We redheads are never kissed by the sun. Kicked, maybe. We learn early on beach holidays and long, baking days that it will never render us bronzed, just send us from translucent to boiled to back again. Every so often, we’ll think that maybe it’s a case of mind over matter and determine to resolve ourselves brown, only to learn again the hard way to hug the shade abroad or in those occasional summers at home when everyone else strips off and sunbathes. I’ve made my peace with – am even quite proud of – the fact that in really hot weather I wear long loose clothing and a hat (slightly less so the fact that I’m also usually crimson with heat and distinctly sweaty nosed under some impossibly strong sun screen). Because of course, now, we know that the discomfort and humiliation of sunburn are the least serious of its gifts.
Doubtless the photos would show it if I really looked, but the thing is, I don’t remember burning in spring. I don’t remember other, less coppery, children getting pink noses and ears after playing outside in the winter term.
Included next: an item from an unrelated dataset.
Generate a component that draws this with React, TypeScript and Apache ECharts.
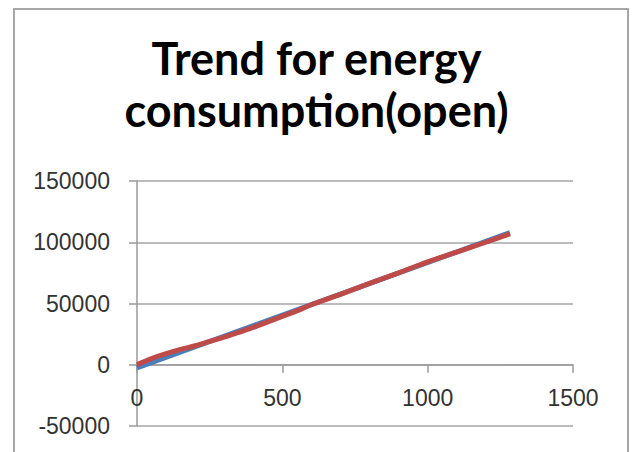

Perhaps it’s age, perhaps it’s the curmudgeonly reaction of a worried mother who resents trying to coat three uncooperative children with slippery white goo, but I just don’t remember the sun being such a problem full stop.
I take the sun seriously. I really do my best. But there are days like today where I check the forecast before we go out for a trip, and see that it’s a pleasant, cool-ish, April day in northern England day, and – packing the waterproofs, but leaving the hats and cream at home – we come home burned. The children not too badly, but with enough of a glow to worry my poor over-read maternal heart. Me? Livid red stripes on brow and nose and scalp.
I know it’s my fault, and that I should have been prepared for all
bloody eventualities. But actually, beyond the grumpiness of an unpleasant chore and the annoyance of knowing that I’m to blame is a small, sharp gulp at what the guidelines (and the unseasonal straplines) actually mean.
Stocking up on sun cream for a holiday has become second nature. Being sensible in the summer here likewise. But getting used to skin protection year round, as part of daily life, living here in the North East? It feels as alien to suggest painting the children green before each meal, or remembering to plait feathers into their hair thrice daily – and about as practical. I am grateful that suncream exists, of course, but it costs a fortune and it is a pain in the rear. Who can afford to use it as recommended? Who, really, would want to?
I feel rather like a (mutant) canary in a mine. Orange. And probably doomed.